I have a bit of a problem with that "helping humanity" statement, though. What
contribution can I realistically make, with what I'm able and willing to do,
and is that worth it, considering it's frequently a very bad time for me?

Like, if I have to spend a weekend of spare time to fix a crazy dependency
mess so that I have a working computer on Monday, that's a definite big net
loss for me, because I'd rather spend my spare time doing things I enjoy. It's
also a net loss if I can't properly do the presentation I need to do because I
can't get scaling on this particular 4k projector to work right now; it's a
net loss for me if I have to do a reboot and lose time, terminal state and
state of running applications, because I forgot to do the USB-C unplug-wakeup-
replug dance and now wifi is broken. I don't really see how humanity benefits
when I struggle away my spare time without success on a sound chip that should
really work, but maybe not with that exact kernel version, or maybe it's alsa?
then give up and switch back to my Macbook. I'm definitely not going to learn
C and systems programming and write my own drivers or do a deep dive into
dependency resolution and make a better apt.

And I've spent evenings and weekends on such things, time and again, over
almost 20 years now, with Suse, RedHat, CentOS, several Debians, X/K/Ubuntu,
Knoppix, and a couple of smaller ones, because in principle I really like the
idea of running this super customizable, secure, flexible, versatile, nerdy OS
everywhere. I've spent a lot more time fixing Linux than I ever did for
Windows or MacOS, and I got the least utility out of Linux by far, not
counting servers and raspis and things like that router I built from a 200MHZ
PC in the early 2000s, where I rarely run into issues.
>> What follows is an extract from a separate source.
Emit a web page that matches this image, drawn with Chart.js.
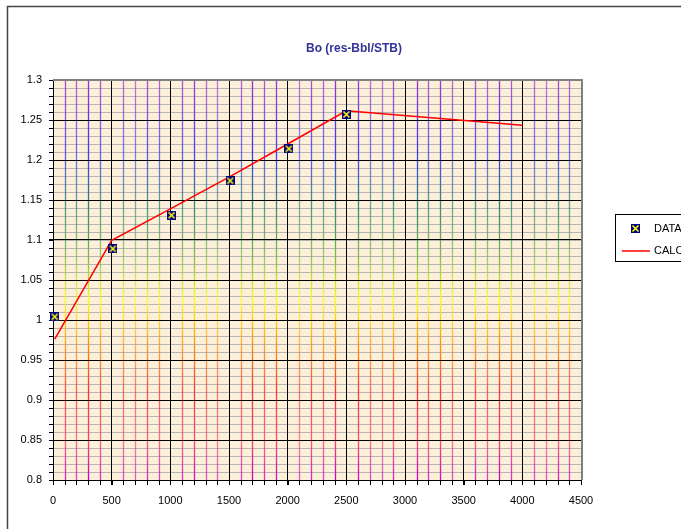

And I'd like to think I'm not at the very bottom of the Linux learning curve
by now, and I know my way around a Linux server well enough for most purposes.
But seeing how coworkers who run Linux sink a lot of time in it because it's a
bit of a hobby, really, and still struggle with things like the above, it does
seem to be very expensive in terms of time if you don't enjoy this sort of
thing – a huge lot more than, say, using a Macbook, if your needs aren't
wildly incompatible with the defaults there. It might be really not for you if
you need animations to be exactly 2.5 times as fast and can't live outside of
i3; personally, I like the Windows and especially MacOS defaults more than
anything I ever got put together myself in Gnome, KDE, Xfce, Fluxbox, Openbox,
... still have to give i3 a shot.

Might be that's all wrong now and there is a combination of distro and
hardware that is really foolproof and straightforward and where the wifi never
breaks, and the displays scale well (all windows uniformly, across multiple
displays with different dpi, even!), and USB-C is a walk in the park, and
dependencies never go to hell, and you never have to copy-paste unintelligible
stuff into config files and pray, but based on coworker anecdata and my
(frustrating) experience getting a HiFiBerry sound card to work under Debian
recently, I don't feel like Linux is there yet.

------
mrzool
I recently decided for a refurbished MacBook Pro 2015. Fast, great display,
great keyboard, lots of ports, and relatively affordable. I'm really happy
with it. I'd wait for at least one iteration to invest a lot of money into an
ARM machine… just to be sure.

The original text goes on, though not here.